>> begin
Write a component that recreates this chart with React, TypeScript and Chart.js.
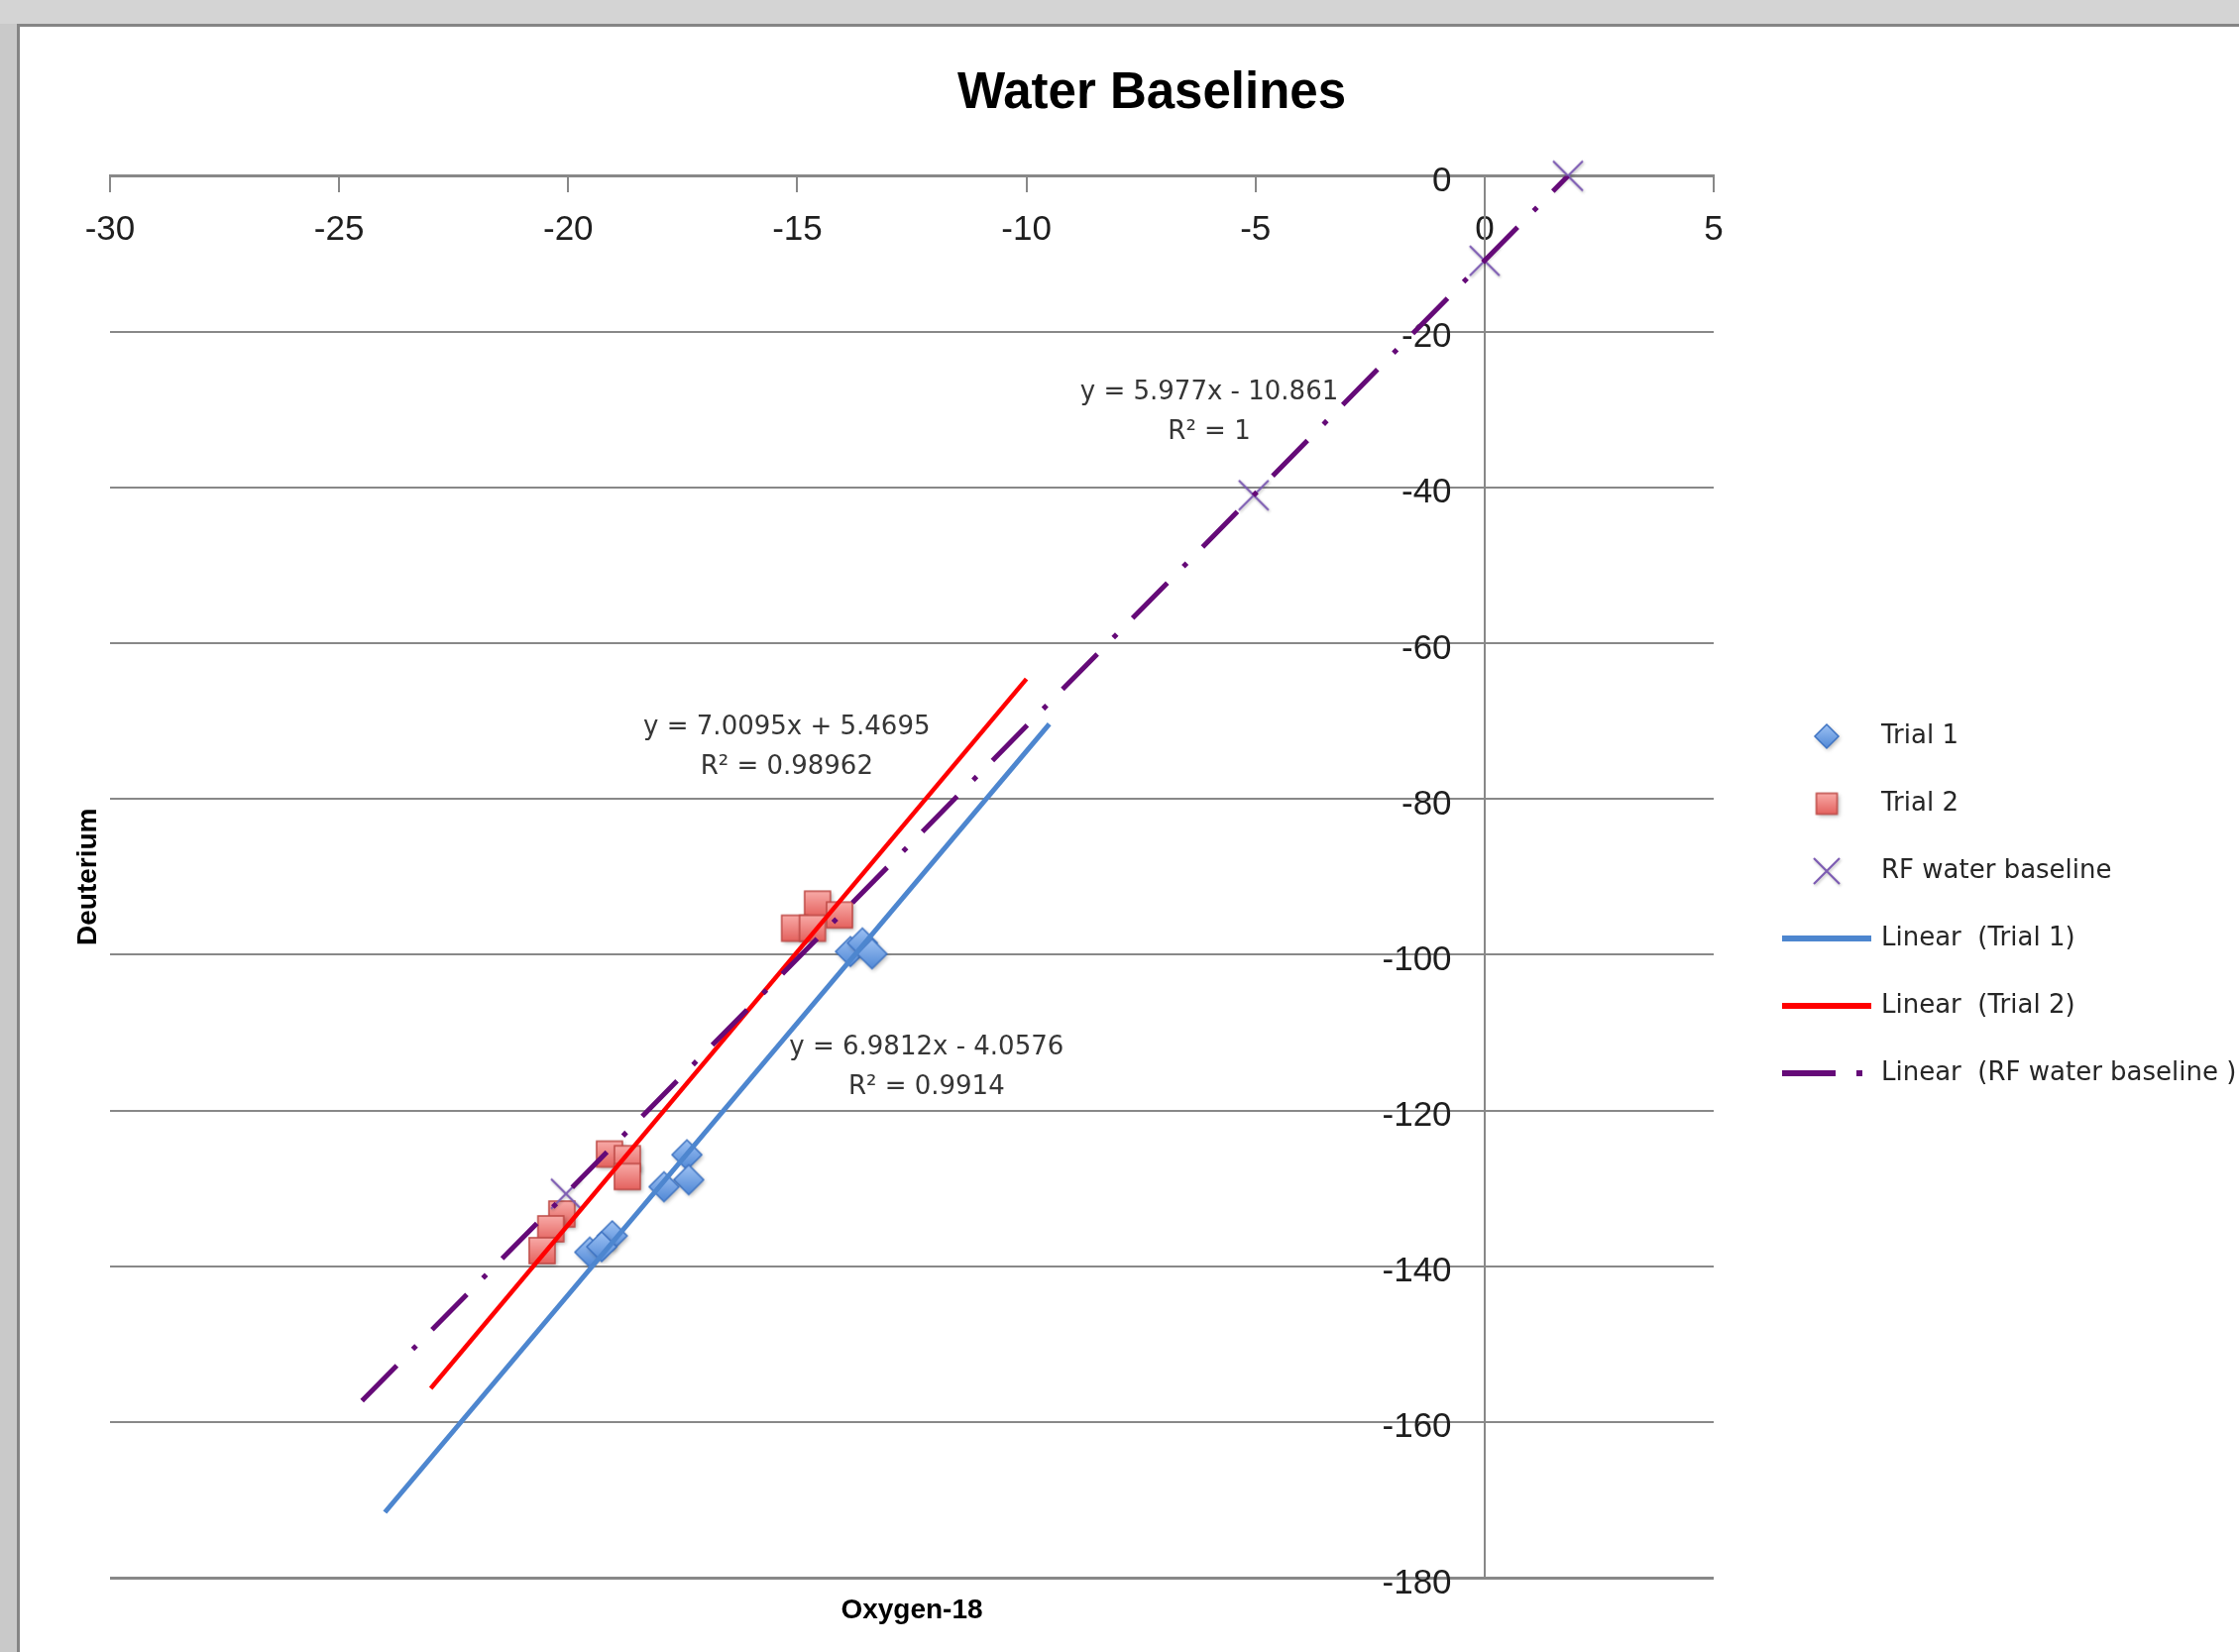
import React, { useEffect, useRef } from "react";
import { Chart, registerables } from "chart.js";

Chart.register(...registerables);

// ---------------- data ----------------
const trial1X = [-17.41, -17.37, -17.91, -19.04, -19.53, -19.27, -13.84, -13.58, -13.37];
const trial1Y = [-125.7, -128.9, -129.8, -136.1, -138.2, -137.5, -99.6, -98.5, -99.9];

const trial2X = [-19.1, -18.71, -18.71, -20.14, -20.38, -20.57, -14.56, -15.06, -14.67, -14.08];
const trial2Y = [-125.6, -126.2, -128.5, -133.3, -135.2, -138.0, -93.5, -96.6, -96.6, -94.9];

const rfX = [-20.05, -5.04, 0.0, 1.82];
const rfY = [-130.7, -41.0, -10.9, 0.0];

// trendline end points
const trend1X = [-24.0, -9.5];
const trend1Y = [-171.6, -70.4];
const trend2X = [-23.0, -10.0];
const trend2Y = [-155.7, -64.6];
const trendRfX = [-24.5, 1.82];
const trendRfY = [-157.3, 0.0];

const xTickValues = [-30, -25, -20, -15, -10, -5, 0, 5];
const yTickValues = [0, -20, -40, -60, -80, -100, -120, -140, -160, -180];

const seriesNames = [
  "Trial 1",
  "Trial 2",
  "RF water baseline",
  "Linear  (Trial 1)",
  "Linear  (Trial 2)",
  "Linear  (RF water baseline )",
];

const eqLine1 = ["y = 6.9812x - 4.0576", "y = 7.0095x + 5.4695", "y = 5.977x - 10.861"];
const eqLine2 = ["R\u00b2 = 0.9914", "R\u00b2 = 0.98962", "R\u00b2 = 1"];
const eqX = [-12.18, -15.23, -6.01];
const eqY1 = [-111.9, -70.8, -27.9];
const eqY2 = [-117.0, -76.0, -32.9];

const chartTitle = "Water Baselines";
const xTitle = "Oxygen-18";
const yTitle = "Deuterium";

// ---------------- helpers ----------------
const zip = (xs: number[], ys: number[]) => xs.map((x, i) => ({ x, y: ys[i] }));

function mk(w: number, h: number, draw: (g: CanvasRenderingContext2D) => void) {
  const c = document.createElement("canvas");
  c.width = w;
  c.height = h;
  const g = c.getContext("2d") as CanvasRenderingContext2D;
  draw(g);
  return c;
}

function diamondIcon(size: number) {
  const pad = 7;
  const S = Math.round(size + pad * 2);
  return mk(S, S, (g) => {
    const c = S / 2;
    const r = size / 2;
    g.shadowColor = "rgba(0,0,0,0.30)";
    g.shadowBlur = 4;
    g.shadowOffsetX = 1.5;
    g.shadowOffsetY = 2;
    g.beginPath();
    g.moveTo(c, c - r);
    g.lineTo(c + r, c);
    g.lineTo(c, c + r);
    g.lineTo(c - r, c);
    g.closePath();
    const gr = g.createLinearGradient(0, c - r, 0, c + r);
    gr.addColorStop(0, "#9dc1f3");
    gr.addColorStop(1, "#5088d6");
    g.fillStyle = gr;
    g.fill();
    g.shadowColor = "transparent";
    g.lineWidth = 1.5;
    g.strokeStyle = "#3f74c3";
    g.stroke();
  });
}

function squareIcon(size: number) {
  const pad = 7;
  const S = Math.round(size + pad * 2);
  return mk(S, S, (g) => {
    const c = S / 2;
    const r = size / 2;
    g.shadowColor = "rgba(0,0,0,0.30)";
    g.shadowBlur = 4;
    g.shadowOffsetX = 1.5;
    g.shadowOffsetY = 2;
    const gr = g.createLinearGradient(0, c - r, 0, c + r);
    gr.addColorStop(0, "#f8aaa7");
    gr.addColorStop(1, "#e4625e");
    g.fillStyle = gr;
    g.fillRect(c - r, c - r, size, size);
    g.shadowColor = "transparent";
    g.lineWidth = 1.5;
    g.strokeStyle = "#bf4a46";
    g.strokeRect(c - r, c - r, size, size);
  });
}

function crossIcon(size: number) {
  const pad = 6;
  const S = Math.round(size + pad * 2);
  return mk(S, S, (g) => {
    const c = S / 2;
    const r = size / 2;
    g.shadowColor = "rgba(0,0,0,0.25)";
    g.shadowBlur = 3;
    g.shadowOffsetX = 1;
    g.shadowOffsetY = 1.5;
    g.strokeStyle = "#7d5cb3";
    g.lineWidth = 2.2;
    g.beginPath();
    g.moveTo(c - r, c - r);
    g.lineTo(c + r, c + r);
    g.moveTo(c + r, c - r);
    g.lineTo(c - r, c + r);
    g.stroke();
  });
}

function lineIcon(color: string, dashed: boolean) {
  return mk(90, 12, (g) => {
    g.strokeStyle = color;
    g.lineWidth = 6;
    g.lineCap = "butt";
    g.beginPath();
    if (dashed) {
      g.moveTo(0, 6);
      g.lineTo(54, 6);
      g.moveTo(75, 6);
      g.lineTo(81, 6);
    } else {
      g.moveTo(0, 6);
      g.lineTo(90, 6);
    }
    g.stroke();
  });
}

const equationPlugin = {
  id: "trendEquations",
  afterDatasetsDraw(chart: any) {
    const { ctx } = chart;
    const sx = chart.scales.x;
    const sy = chart.scales.y;
    ctx.save();
    ctx.font = '26px "DejaVu Sans"';
    ctx.fillStyle = "#363636";
    ctx.textAlign = "center";
    ctx.textBaseline = "middle";
    eqLine1.forEach((t, i) => {
      const px = sx.getPixelForValue(eqX[i]);
      ctx.fillText(t, px, sy.getPixelForValue(eqY1[i]));
      ctx.fillText(eqLine2[i], px, sy.getPixelForValue(eqY2[i]));
    });
    ctx.restore();
  },
};

// let the legend text run on to the edge of the canvas instead of being cut at the legend box
const legendExtendPlugin = {
  id: "legendExtend",
  afterLayout(chart: any) {
    const lg = chart.legend;
    if (lg) {
      lg.right = chart.width;
      lg.width = lg.right - lg.left;
    }
  },
};

const GRID = "#888888";
const TICK_FONT = { family: "Liberation Sans", size: 35 };

export default function App() {
  const ref = useRef<HTMLCanvasElement>(null);

  useEffect(() => {
    const canvas = ref.current as HTMLCanvasElement;
    const diamond = diamondIcon(30);
    const square = squareIcon(26);
    const cross = crossIcon(30);
    const legendIcons = [
      diamondIcon(24),
      squareIcon(21),
      crossIcon(26),
      lineIcon("#4d86cf", false),
      lineIcon("#ff0000", false),
      lineIcon("#650a78", true),
    ];

    const hiddenAxis = (width: number, position: any, weight?: number) => ({
      type: "linear",
      axis: "y",
      position,
      min: -180,
      max: 0,
      weight: weight ?? 0,
      grid: { display: false, drawTicks: false },
      border: { display: false },
      ticks: { display: false },
      afterFit: (s: any) => {
        s.width = width;
      },
    });

    const chart = new Chart(canvas, {
      type: "scatter",
      data: {
        datasets: [
          {
            label: seriesNames[0],
            data: zip(trial1X, trial1Y),
            pointStyle: diamond as any,
            pointRadius: 15,
            order: 5,
            clip: false as any,
          },
          {
            label: seriesNames[1],
            data: zip(trial2X, trial2Y),
            pointStyle: square as any,
            pointRadius: 13,
            order: 4,
            clip: false as any,
          },
          {
            label: seriesNames[2],
            data: zip(rfX, rfY),
            pointStyle: cross as any,
            pointRadius: 15,
            order: 3,
            clip: false as any,
          },
          {
            label: seriesNames[3],
            data: zip(trend1X, trend1Y),
            showLine: true,
            borderColor: "#4d86cf",
            borderWidth: 5,
            pointRadius: 0,
            borderCapStyle: "butt",
            order: 2,
          },
          {
            label: seriesNames[4],
            data: zip(trend2X, trend2Y),
            showLine: true,
            borderColor: "#ff0000",
            borderWidth: 4.5,
            pointRadius: 0,
            borderCapStyle: "butt",
            order: 1,
          },
          {
            label: seriesNames[5],
            data: zip(trendRfX, trendRfY),
            showLine: true,
            borderColor: "#650a78",
            borderWidth: 5,
            borderDash: [50, 23, 5, 22.75],
            pointRadius: 0,
            borderCapStyle: "butt",
            order: 0,
          },
        ] as any,
      },
      options: {
        responsive: false,
        animation: false,
        devicePixelRatio: 1,
        events: [],
        layout: { padding: { left: 60, right: 0, top: 40, bottom: 20 } },
        scales: {
          x: {
            type: "linear",
            position: { y: 0 } as any,
            min: -30,
            max: 5,
            afterBuildTicks: (s: any) => {
              s.ticks = xTickValues.map((v) => ({ value: v }));
            },
            grid: { drawOnChartArea: false, drawTicks: true, tickLength: 15, color: GRID, lineWidth: 2 },
            border: { display: true, color: GRID, width: 3 },
            ticks: { font: TICK_FONT, color: "#1e1e1e", padding: 19, maxRotation: 0, autoSkip: false },
          },
          y: {
            type: "linear",
            position: { x: 0 } as any,
            min: -180,
            max: 0,
            afterBuildTicks: (s: any) => {
              s.ticks = yTickValues.map((v) => ({ value: v }));
            },
            grid: {
              color: GRID,
              lineWidth: (c: any) => (c.tick && (c.tick.value === 0 || c.tick.value === -180) ? 3 : 2),
              drawTicks: false,
            },
            border: { display: true, color: GRID, width: 2 },
            ticks: { display: false },
          },
          yLab: {
            type: "linear",
            axis: "y",
            position: { x: -0.72 } as any,
            min: -180,
            max: 0,
            afterBuildTicks: (s: any) => {
              s.ticks = yTickValues.map((v) => ({ value: v }));
            },
            grid: { display: false, drawTicks: false },
            border: { display: false },
            ticks: { font: TICK_FONT, color: "#1e1e1e", padding: 0, labelOffset: 6, autoSkip: false },
          },
          yTitle: {
            ...hiddenAxis(51, "left"),
            title: {
              display: true,
              text: yTitle,
              font: { family: "Liberation Sans", size: 28, weight: "bold" },
              color: "#000",
              padding: { top: 12.2, bottom: 0 },
            },
          },
          yGap: hiddenAxis(30, "right", 0),
          yOuter: hiddenAxis(321.33, "right", 2000),
        } as any,
        plugins: {
          title: {
            display: true,
            text: chartTitle,
            fullSize: true,
            font: { family: "Liberation Sans", size: 51, weight: "bold" },
            color: "#000",
            padding: { top: 24, bottom: 52.3 },
          },
          subtitle: {
            display: true,
            position: "bottom",
            text: xTitle,
            fullSize: false,
            font: { family: "Liberation Sans", size: 28, weight: "bold" },
            color: "#000",
            padding: { top: 16.2, bottom: 5.2 },
          },
          legend: {
            position: "right",
            align: "start",
            title: { display: true, text: " ", font: { size: 12 }, padding: { top: 633.6, bottom: 0 } },
            labels: {
              usePointStyle: true,
              pointStyleWidth: 84,
              padding: 42,
              font: { family: "DejaVu Sans", size: 26 },
              color: "#262626",
              generateLabels: () =>
                seriesNames.map((t, i) => ({
                  text: t,
                  pointStyle: legendIcons[i],
                  fillStyle: "rgba(0,0,0,0)",
                  strokeStyle: "rgba(0,0,0,0)",
                  lineWidth: 0,
                  hidden: false,
                  datasetIndex: i,
                  fontColor: "#262626",
                })) as any,
            },
          },
          tooltip: { enabled: false },
        } as any,
      },
      plugins: [equationPlugin, legendExtendPlugin],
    } as any);

    return () => chart.destroy();
  }, []);

  return (
    <div
      style={{
        position: "fixed",
        left: 0,
        top: 0,
        width: 2259,
        height: 1667,
        overflow: "hidden",
        background: "#d4d4d4",
      }}
    >
      <div style={{ position: "absolute", left: 0, top: 24, width: 17, bottom: 0, background: "#c9c9c9" }} />
      <div
        style={{
          position: "absolute",
          left: 17,
          top: 24,
          width: 2400,
          height: 1800,
          background: "#ffffff",
          borderLeft: "3px solid #858585",
          borderTop: "3px solid #858585",
        }}
      />
      <canvas
        ref={ref}
        width={2264}
        height={1667}
        style={{ position: "absolute", left: 0, top: 0, width: 2264, height: 1667 }}
      />
    </div>
  );
}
>> end
◆ **WHAT NEEDS TO BE DONE**: Give again, exactly, the lines from the start of the data through the one holding "const rfY = [-130.7, -41.0, -10.9, 0.0];"; omit the pictures.

◆ **RESPONSE**:
Write a component that recreates this chart with React, TypeScript and Chart.js.
import React, { useEffect, useRef } from "react";
import { Chart, registerables } from "chart.js";

Chart.register(...registerables);

// ---------------- data ----------------
const trial1X = [-17.41, -17.37, -17.91, -19.04, -19.53, -19.27, -13.84, -13.58, -13.37];
const trial1Y = [-125.7, -128.9, -129.8, -136.1, -138.2, -137.5, -99.6, -98.5, -99.9];

const trial2X = [-19.1, -18.71, -18.71, -20.14, -20.38, -20.57, -14.56, -15.06, -14.67, -14.08];
const trial2Y = [-125.6, -126.2, -128.5, -133.3, -135.2, -138.0, -93.5, -96.6, -96.6, -94.9];

const rfX = [-20.05, -5.04, 0.0, 1.82];
const rfY = [-130.7, -41.0, -10.9, 0.0];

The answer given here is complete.